What Is the Law of Demand in Economics?
Learn the Law of Demand, a key economic principle detailing how price influences consumer decisions and market dynamics.
Learn the Law of Demand, a key economic principle detailing how price influences consumer decisions and market dynamics.
The Law of Demand is a fundamental concept in economics that explains how consumers react to changes in the prices of goods and services. It describes the relationship between a product’s cost and the quantity people are willing to buy. This principle helps illustrate consumer behavior within a market system and forms a basis for analyzing how prices are determined.
The core principle of demand establishes an inverse relationship between the price of a good or service and the quantity consumers are willing and able to purchase. As the price of an item increases, the quantity demanded by consumers decreases; conversely, as the price falls, the quantity demanded increases. This relationship holds true under the assumption of ceteris paribus, meaning “all other things being equal,” implying other factors influencing demand remain constant.
“Quantity demanded” is the amount of a good or service consumers are willing to buy at a particular price. When the price changes, it causes a movement along the demand curve, a graphical representation of this inverse relationship. For instance, if a product’s price decreases from $10 to $8, consumers will likely increase the quantity they demand, moving to a new point further down the demand curve.
The demand curve slopes downwards from left to right, depicting that higher prices correspond to lower quantities demanded and lower prices to higher quantities. This consistent pattern helps economists and businesses predict how consumer purchasing habits might shift in response to price adjustments. Understanding this fundamental rule is essential for comprehending market behaviors and pricing strategies.
While a change in price causes movement along the demand curve, several non-price factors can cause the entire demand curve to shift, either to the left or right. These determinants reflect changes in consumer willingness and ability to purchase goods at any given price. Such shifts indicate a change in overall demand for a product, not just a change in the quantity demanded due to price.
Consumer income is a significant factor; for normal goods, an increase in income leads to an increase in demand, shifting the curve to the right. Conversely, for inferior goods, demand decreases as income rises, shifting the curve left, as consumers opt for higher-quality alternatives. Tastes and preferences also play a role; a product becoming more fashionable or desirable will see an increase in demand.
The prices of related goods directly impact demand. Substitute goods, like coffee and tea, have a positive relationship: an increase in the price of coffee may increase demand for tea, shifting tea’s demand curve right. Complementary goods, such as cars and gasoline, have an inverse relationship: a rise in gasoline prices might decrease the demand for cars.

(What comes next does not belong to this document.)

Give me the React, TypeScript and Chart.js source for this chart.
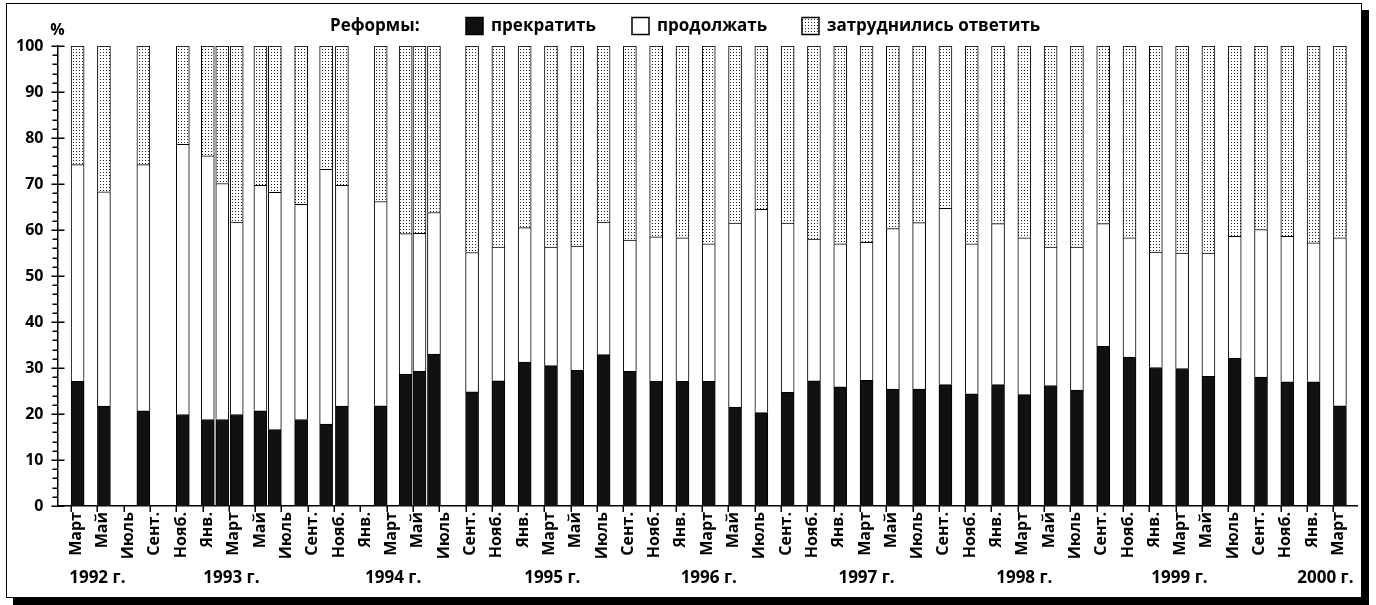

Consumer expectations about future prices or income also influence current demand; if consumers anticipate a price increase, they might buy more now. Population size and demographics are additional factors. An increase in the number of consumers or a shift in their age distribution can lead to a greater overall demand for various products and services.
While the Law of Demand holds true, there are scenarios where this inverse relationship may not apply. One exception involves Giffen goods, rare inferior goods where an increase in price leads to an increase in quantity demanded. This occurs because the income effect, where consumers feel poorer and buy more of the cheaper staple food, outweighs the substitution effect, preventing them from purchasing more expensive alternatives.
Veblen goods represent another exception, luxury items where higher prices increase demand due to their status symbol appeal. For example, expensive designer handbags or high-end jewelry might become more desirable as their price increases, signaling exclusivity and prestige. In these cases, consumer behavior deviates from the standard pattern, demonstrating that perceived value or necessity can override the standard price-quantity relationship.
The Law of Demand is evident in many everyday economic activities and is widely utilized by businesses and policymakers. Retailers frequently employ sales and discounts, understanding that lowering prices will lead to increased purchases. This strategy aims to clear inventory or attract a larger customer base by stimulating greater quantity demanded.
When new products are launched, companies introduce them at higher prices for early adopters, then gradually reduce prices over time to attract a broader consumer market. Economic downturns also showcase the law, as reduced consumer income leads to decreased spending across goods and services. These examples illustrate how the principle guides pricing strategies and consumer responses in diverse market situations.